O Código dos Contratos Públicos responde a este cenário através do instituto da reposição do equilíbrio financeiro do contrato, previsto genericamente no artigo 282.º: o cocontratante (só) tem direito à reposição do equilíbrio financeiro quando, tendo em conta a repartição do risco entre as partes, o facto invocado como fundamento desse direito altere os pressupostos nos quais o cocontratante determinou o valor das prestações a que se obrigou, desde que o contraente público conhecesse ou não devesse ignorar esses pressupostos.

A reposição do equilíbrio financeiro é efetuada, designadamente, através da prorrogação do prazo das prestações ou da vigência do contrato, da revisão de preços ou de compensações financeiras.

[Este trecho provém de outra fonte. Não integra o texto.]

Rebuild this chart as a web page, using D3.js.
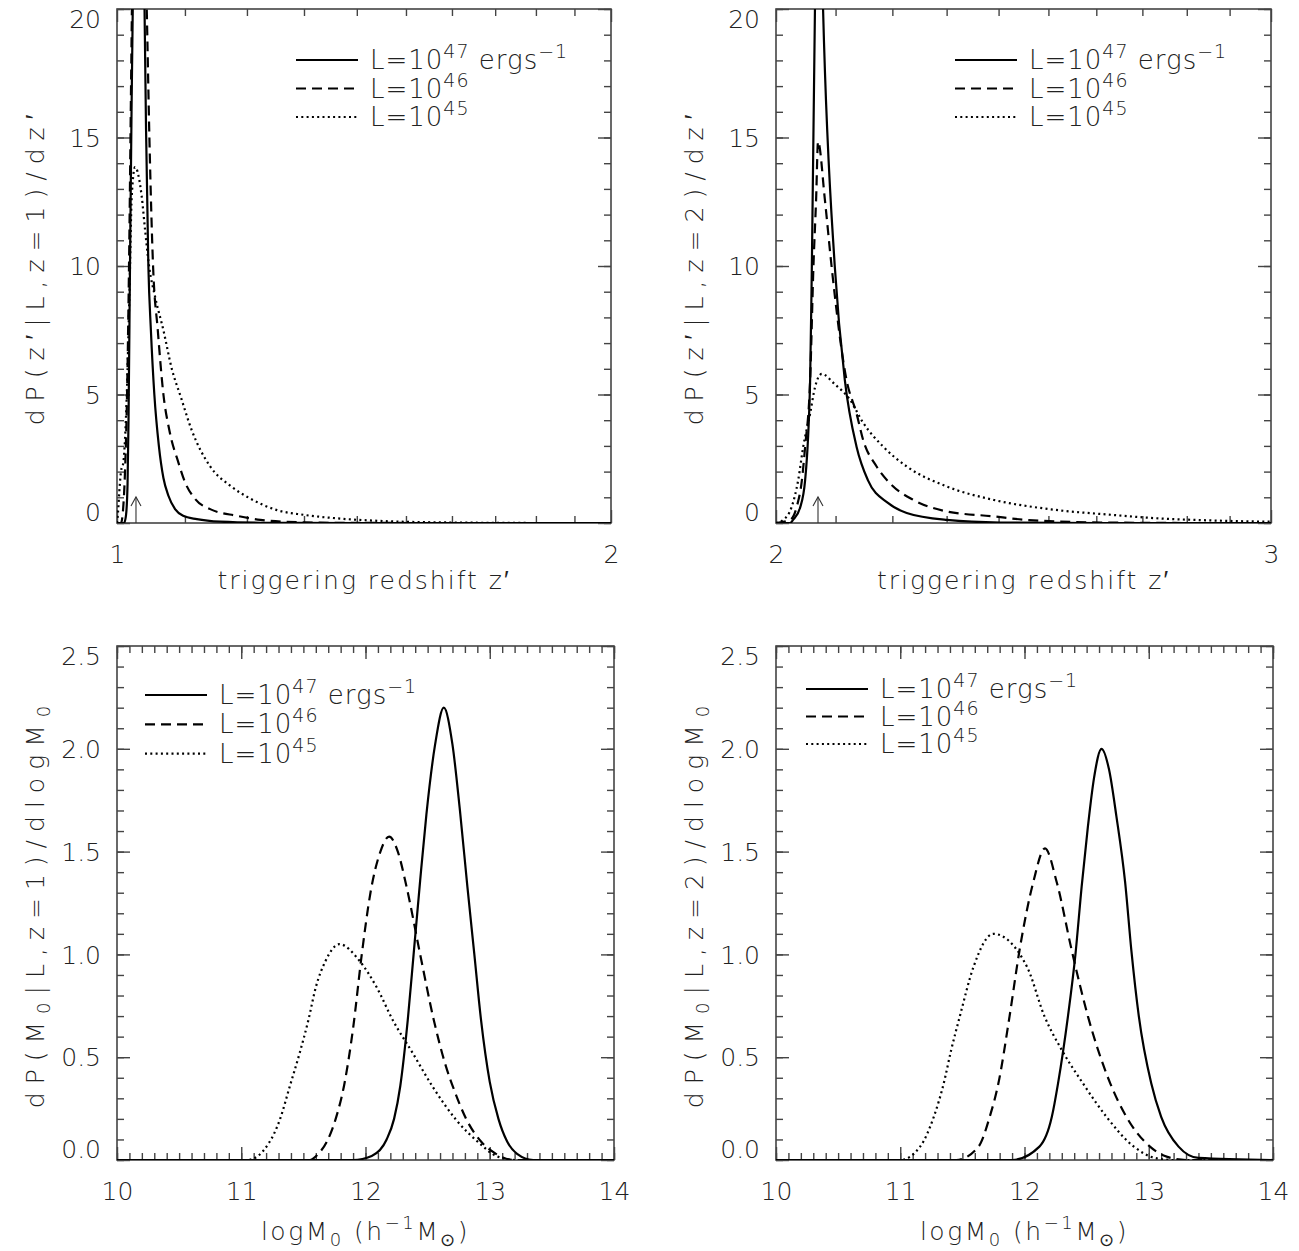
<!DOCTYPE html>
<html>
<head>
<meta charset="utf-8">
<script src="https://cdnjs.cloudflare.com/ajax/libs/d3/7.8.5/d3.min.js"></script>
<style>
body { margin: 0; background: #fff; }
svg { display: block; }
text { font-family: "DejaVu Sans", sans-serif; font-weight: 200; fill: #222; }
</style>
</head>
<body>
<script>
// top left: z = 1, triggering redshift z'
var zTL_L47 = [1.0, 1.0099, 1.0127, 1.0149, 1.0163, 1.0184, 1.0206, 1.0228, 1.0301, 1.0394, 1.0416, 1.0450, 1.0487, 1.0538, 1.0605, 1.0673, 1.0748, 1.0849, 1.0972, 1.1185, 1.1559, 1.2228, 1.4, 2.0];
var dpTL_L47 = [0, 0, 0.3, 1.5, 4, 10, 16, 21, 37, 20, 15.3, 10, 7.5, 5, 3, 1.75, 1.06, 0.54, 0.28, 0.15, 0.05, 0.01, 0, 0];
var zTL_L46 = [1.0, 1.0056, 1.0085, 1.0113, 1.0142, 1.0170, 1.0199, 1.0220, 1.0271, 1.0426, 1.0465, 1.0519, 1.0589, 1.0673, 1.0763, 1.0900, 1.1003, 1.1160, 1.1397, 1.1833, 1.2228, 1.2932, 1.3877, 1.6, 2.0];
var dpTL_L46 = [0, 0, 0.5, 2, 5, 10, 17, 22, 32, 20, 15, 10, 7.5, 5, 3.6, 2.35, 1.58, 0.93, 0.54, 0.28, 0.12, 0.03, 0.005, 0, 0];
var zTL_L45 = [1.0, 1.0014, 1.0032, 1.0056, 1.0089, 1.0137, 1.0175, 1.0209, 1.0256, 1.0353, 1.0402, 1.0460, 1.0549, 1.0673, 1.0799, 1.0937, 1.1107, 1.1397, 1.1721, 1.2057, 1.2519, 1.2987, 1.3620, 1.4474, 1.5974, 1.8303, 2.0];
var dpTL_L45 = [0, 0.4, 1.2, 2, 2.35, 4.9, 8.8, 12.7, 13.85, 12.7, 11.4, 10, 8.8, 7.5, 6.0, 4.9, 3.6, 2.2, 1.45, 0.95, 0.5, 0.32, 0.18, 0.08, 0.02, 0, 0];
var arrowTL = 1.027;

// top right: z = 2
var zTR_L47 = [2.0, 2.0232, 2.0282, 2.0399, 2.0483, 2.0567, 2.0596, 2.0651, 2.0708, 2.0786, 2.0986, 2.1160, 2.1364, 2.1563, 2.1920, 2.2260, 2.3003, 2.4033, 2.6096, 3.0];
var dpTR_L47 = [0, 0, 0.12, 0.6, 1.67, 5.56, 10, 20.5, 28, 20, 10, 5.56, 2.97, 1.67, 0.78, 0.39, 0.12, 0.02, 0, 0];
var zTR_L46 = [2.0, 2.0232, 2.0345, 2.0429, 2.0483, 2.0567, 2.0623, 2.0668, 2.0701, 2.0816, 2.0931, 2.1190, 2.1364, 2.1480, 2.1718, 2.2016, 2.2380, 2.3003, 2.3895, 2.4551, 2.6096, 2.8324, 3.0];
var dpTR_L46 = [0, 0.12, 0.65, 1.67, 2.97, 5.56, 10, 12.6, 14.84, 12.6, 10, 5.56, 4.26, 3.23, 2.2, 1.42, 0.9, 0.45, 0.26, 0.12, 0.02, 0, 0];
var zTR_L45 = [2.0, 2.0117, 2.0262, 2.0367, 2.0451, 2.0567, 2.0651, 2.0764, 2.0986, 2.1248, 2.1480, 2.1836, 2.2260, 2.3003, 2.3901, 2.5101, 2.6311, 2.7256, 2.8557, 3.0];
var dpTR_L45 = [0, 0.12, 0.65, 1.67, 2.97, 4.26, 5.3, 5.8, 5.4, 4.8, 3.9, 2.97, 2.2, 1.42, 0.9, 0.52, 0.32, 0.19, 0.1, 0.05];
var arrowTR = 2.07;

// bottom left: z = 1, log M0
var mBL_L47 = [10, 11.9, 12.05, 12.17, 12.23, 12.28, 12.34, 12.39, 12.44, 12.49, 12.56, 12.63, 12.70, 12.76, 12.82, 12.876, 12.93, 13.0, 13.07, 13.14, 13.22, 13.35, 14];
var dpBL_L47 = [0, 0, 0.02, 0.1, 0.2, 0.36, 0.68, 1.02, 1.36, 1.68, 2.02, 2.2, 2.02, 1.70, 1.33, 1.0, 0.68, 0.38, 0.2, 0.09, 0.03, 0, 0];
var mBL_L46 = [10, 11.55, 11.62, 11.69, 11.76, 11.83, 11.90, 11.97, 12.04, 12.12, 12.19, 12.26, 12.33, 12.44, 12.55, 12.64, 12.72, 12.81, 12.93, 13.05, 13.2, 14];
var dpBL_L46 = [0, 0, 0.03, 0.09, 0.2, 0.37, 0.64, 1.0, 1.3, 1.5, 1.573, 1.5, 1.33, 1.0, 0.68, 0.47, 0.33, 0.2, 0.09, 0.03, 0, 0];
var mBL_L45 = [10, 11.05, 11.22, 11.31, 11.39, 11.47, 11.54, 11.60, 11.68, 11.79, 11.95, 12.09, 12.22, 12.38, 12.54, 12.73, 12.92, 13.05, 13.2, 14];
var dpBL_L45 = [0, 0, 0.08, 0.195, 0.357, 0.52, 0.68, 0.84, 0.97, 1.05, 0.97, 0.84, 0.68, 0.52, 0.357, 0.195, 0.08, 0.02, 0, 0];

// bottom right: z = 2
var mBR_L47 = [10, 11.9, 12.12, 12.22, 12.27, 12.35, 12.41, 12.46, 12.51, 12.56, 12.62, 12.68, 12.74, 12.81, 12.86, 12.92, 13.02, 13.10, 13.24, 13.4, 14];
var dpBR_L47 = [0, 0, 0.065, 0.21, 0.373, 0.70, 1.0, 1.33, 1.62, 1.86, 2.0, 1.9, 1.67, 1.35, 1.02, 0.70, 0.373, 0.21, 0.065, 0.01, 0];
var mBR_L46 = [10, 11.45, 11.63, 11.72, 11.79, 11.88, 11.96, 12.07, 12.165, 12.26, 12.38, 12.51, 12.69, 12.82, 13.01, 13.15, 13.3, 14];
var dpBR_L46 = [0, 0, 0.065, 0.21, 0.373, 0.70, 1.02, 1.35, 1.516, 1.35, 1.02, 0.70, 0.373, 0.21, 0.065, 0.015, 0, 0];
var mBR_L45 = [10, 11.0, 11.16, 11.27, 11.35, 11.41, 11.48, 11.59, 11.75, 12.02, 12.16, 12.30, 12.47, 12.66, 12.88, 13.05, 13.2, 14];
var dpBR_L45 = [0, 0, 0.065, 0.21, 0.373, 0.535, 0.70, 0.94, 1.10, 0.94, 0.70, 0.535, 0.373, 0.21, 0.065, 0.01, 0, 0];

// ticks and labels
var topLeftXMajor = [1, 2];
var topLeftXMinor = [1.1, 1.2, 1.3, 1.4, 1.5, 1.6, 1.7, 1.8, 1.9];
var topRightXMajor = [2, 3];
var topRightXMinor = [2.1, 2.2, 2.3, 2.4, 2.5, 2.6, 2.7, 2.8, 2.9];
var topYMajor = [0, 5, 10, 15, 20];
var topYMinor = d3.range(0, 21, 1);
var bottomXMajor = [10, 11, 12, 13, 14];
var bottomXMinor = d3.range(100, 141, 1).map(d => d / 10);
var bottomYMajor = [0, 0.5, 1.0, 1.5, 2.0, 2.5];
var bottomYMinor = d3.range(0, 26, 1).map(d => d / 10);
var legendExponents = ["47", "46", "45"];

var dashStyles = [null, "10,6", "2,3.3"];

var svg = d3.select("body").append("svg").attr("width", 1299).attr("height", 1251);

var panels = [
    { left: 117, top: 9, width: 494, height: 514, log: true, xDomain: [1, 2], yDomain: [0, 20],
      xMajor: topLeftXMajor, xMinor: topLeftXMinor, yMajor: topYMajor, yMinor: topYMinor, yFormat: d3.format("d"),
      series: [[zTL_L47, dpTL_L47], [zTL_L46, dpTL_L46], [zTL_L45, dpTL_L45]],
      arrow: arrowTL, legend: { x: 296, y: 60, dy: 28.5 }, zText: "1", kind: "z" },
    { left: 776, top: 9, width: 495, height: 514, log: true, xDomain: [2, 3], yDomain: [0, 20],
      xMajor: topRightXMajor, xMinor: topRightXMinor, yMajor: topYMajor, yMinor: topYMinor, yFormat: d3.format("d"),
      series: [[zTR_L47, dpTR_L47], [zTR_L46, dpTR_L46], [zTR_L45, dpTR_L45]],
      arrow: arrowTR, legend: { x: 955, y: 60, dy: 28.5 }, zText: "2", kind: "z" },
    { left: 117, top: 646, width: 497, height: 514, log: false, xDomain: [10, 14], yDomain: [0, 2.5],
      xMajor: bottomXMajor, xMinor: bottomXMinor, yMajor: bottomYMajor, yMinor: bottomYMinor, yFormat: d3.format(".1f"),
      series: [[mBL_L47, dpBL_L47], [mBL_L46, dpBL_L46], [mBL_L45, dpBL_L45]],
      legend: { x: 145, y: 695, dy: 29.3 }, zText: "1", kind: "m" },
    { left: 776, top: 646, width: 497, height: 514, log: false, xDomain: [10, 14], yDomain: [0, 2.5],
      xMajor: bottomXMajor, xMinor: bottomXMinor, yMajor: bottomYMajor, yMinor: bottomYMinor, yFormat: d3.format(".1f"),
      series: [[mBR_L47, dpBR_L47], [mBR_L46, dpBR_L46], [mBR_L45, dpBR_L45]],
      legend: { x: 806, y: 689, dy: 27.5 }, zText: "2", kind: "m" }
];

panels.forEach(function (p, i) { drawPanel(p, i); });

function drawPanel(p, index) {
    var g = svg.append("g").attr("transform", "translate(" + p.left + "," + p.top + ")");
    var x = (p.log ? d3.scaleLog() : d3.scaleLinear()).domain(p.xDomain).range([0, p.width]);
    var y = d3.scaleLinear().domain(p.yDomain).range([p.height, 0]);

    g.append("clipPath").attr("id", "clip" + index)
        .append("rect").attr("width", p.width).attr("height", p.height);

    // minor ticks first, then major ticks, on all four sides
    axisOn(g.append("g").attr("transform", "translate(0," + p.height + ")"), d3.axisBottom(x).tickValues(p.xMinor).tickSize(-7).tickFormat(""));
    axisOn(g.append("g"), d3.axisTop(x).tickValues(p.xMinor).tickSize(-7).tickFormat(""));
    axisOn(g.append("g"), d3.axisLeft(y).tickValues(p.yMinor).tickSize(-7).tickFormat(""));
    axisOn(g.append("g").attr("transform", "translate(" + p.width + ",0)"), d3.axisRight(y).tickValues(p.yMinor).tickSize(-7).tickFormat(""));

    var xAxis = g.append("g").attr("transform", "translate(0," + p.height + ")");
    axisOn(xAxis, d3.axisBottom(x).tickValues(p.xMajor).tickSize(-13).tickPadding(22).tickFormat(d3.format("d")));
    axisOn(g.append("g"), d3.axisTop(x).tickValues(p.xMajor).tickSize(-13).tickFormat(""));
    var yAxis = g.append("g");
    axisOn(yAxis, d3.axisLeft(y).tickValues(p.yMajor).tickSize(-13).tickPadding(16).tickFormat(p.yFormat));
    axisOn(g.append("g").attr("transform", "translate(" + p.width + ",0)"), d3.axisRight(y).tickValues(p.yMajor).tickSize(-13).tickFormat(""));

    xAxis.selectAll("text").attr("font-size", 25).attr("dy", "0.71em");
    yAxis.selectAll("text").attr("font-size", 25).attr("dy", function (d, k, all) {
        if (k === 0) return "-0.1em";
        if (k === all.length - 1) return "0.75em";
        return "0.35em";
    });

    g.append("rect").attr("width", p.width).attr("height", p.height)
        .attr("fill", "none").attr("stroke", "#444").attr("stroke-width", 1.6);

    var line = d3.line().curve(d3.curveMonotoneX).x(d => x(d[0])).y(d => y(d[1]));
    var curves = g.append("g").attr("clip-path", "url(#clip" + index + ")");
    p.series.forEach(function (s, k) {
        var pts = s[0].map((v, j) => [v, s[1][j]]);
        curves.append("path").datum(pts)
            .attr("fill", "none").attr("stroke", "#000").attr("stroke-width", 2.2)
            .attr("stroke-dasharray", dashStyles[k])
            .attr("d", line);
    });

    if (p.arrow) {
        var ax = x(p.arrow);
        var a = g.append("g").attr("stroke", "#333").attr("stroke-width", 1.1).attr("fill", "none");
        a.append("line").attr("x1", ax).attr("x2", ax).attr("y1", y(0)).attr("y2", y(0) - 26);
        a.append("path").attr("d", "M" + (ax - 5) + "," + (y(0) - 17) + "L" + ax + "," + (y(0) - 26) + "L" + (ax + 5) + "," + (y(0) - 17));
    }

    // legend
    legendExponents.forEach(function (e, k) {
        var ly = p.legend.y + k * p.legend.dy;
        svg.append("line").attr("x1", p.legend.x).attr("x2", p.legend.x + 62)
            .attr("y1", ly).attr("y2", ly).attr("stroke", "#000").attr("stroke-width", 2.2)
            .attr("stroke-dasharray", dashStyles[k]);
        var t = svg.append("text").attr("x", p.legend.x + 74).attr("y", ly + 9).attr("font-size", 26).attr("letter-spacing", 1);
        t.append("tspan").text("L=10");
        t.append("tspan").attr("dy", -11).attr("font-size", 19).text(e);
        if (k === 0) {
            t.append("tspan").attr("dy", 11).text("  ergs");
            t.append("tspan").attr("dy", -11).attr("font-size", 19).text("−1");
        }
    });

    // axis titles
    var cx = p.left + p.width / 2;
    var cy = p.top + p.height / 2;
    if (p.kind === "z") {
        svg.append("text").attr("x", cx).attr("y", p.top + p.height + 66).attr("text-anchor", "middle")
            .attr("font-size", 25).attr("letter-spacing", 2).text("triggering redshift z′");
        svg.append("text").attr("transform", "translate(" + (p.left - 73) + "," + cy + ") rotate(-90)")
            .attr("text-anchor", "middle").attr("font-size", 25).attr("letter-spacing", 8)
            .text("dP(z′|L,z=" + p.zText + ")/dz′");
    } else {
        var xt = svg.append("text").attr("x", cx).attr("y", p.top + p.height + 80).attr("text-anchor", "middle")
            .attr("font-size", 25).attr("letter-spacing", 2.5);
        xt.append("tspan").text("logM");
        xt.append("tspan").attr("dy", 6).attr("font-size", 18).text("0");
        xt.append("tspan").attr("dy", -6).text("  (h");
        xt.append("tspan").attr("dy", -11).attr("font-size", 18).text("−1");
        xt.append("tspan").attr("dy", 11).text("M");
        xt.append("tspan").attr("dy", 6).attr("font-size", 18).text("⊙");
        xt.append("tspan").attr("dy", -6).text(")");
        var yt = svg.append("text").attr("transform", "translate(" + (p.left - 73) + "," + cy + ") rotate(-90)")
            .attr("text-anchor", "middle").attr("font-size", 25).attr("letter-spacing", 8);
        yt.append("tspan").text("dP(M");
        yt.append("tspan").attr("dy", 6).attr("font-size", 18).text("0");
        yt.append("tspan").attr("dy", -6).text("|L,z=" + p.zText + ")/dlogM");
        yt.append("tspan").attr("dy", 6).attr("font-size", 18).text("0");
    }
}

function axisOn(sel, axis) {
    sel.call(axis);
    sel.select(".domain").remove();
    sel.selectAll(".tick line").attr("stroke", "#444").attr("stroke-width", 1.4);
    sel.selectAll(".tick text").attr("fill", "#222").attr("font-family", "DejaVu Sans").attr("font-weight", 200);
}
</script>
</body>
</html>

Mas podem dar-se circunstâncias invencíveis, inultrapassáveis, objetiva e radicalmente impossíveis de contornar ou superar. Nesse cenário, existirá uma impossibilidade de cumprimento por causa não imputável ao devedor, como resulta do n.º 1 do artigo 790.º do Código Civil.

«O caso de força maior (ou act of God, na sugestiva terminologia anglo-saxónica) consiste no facto imprevisível e estranho à vontade dos contraentes que impossibilita absolutamente o cumprimento das obrigações contratuais. (2)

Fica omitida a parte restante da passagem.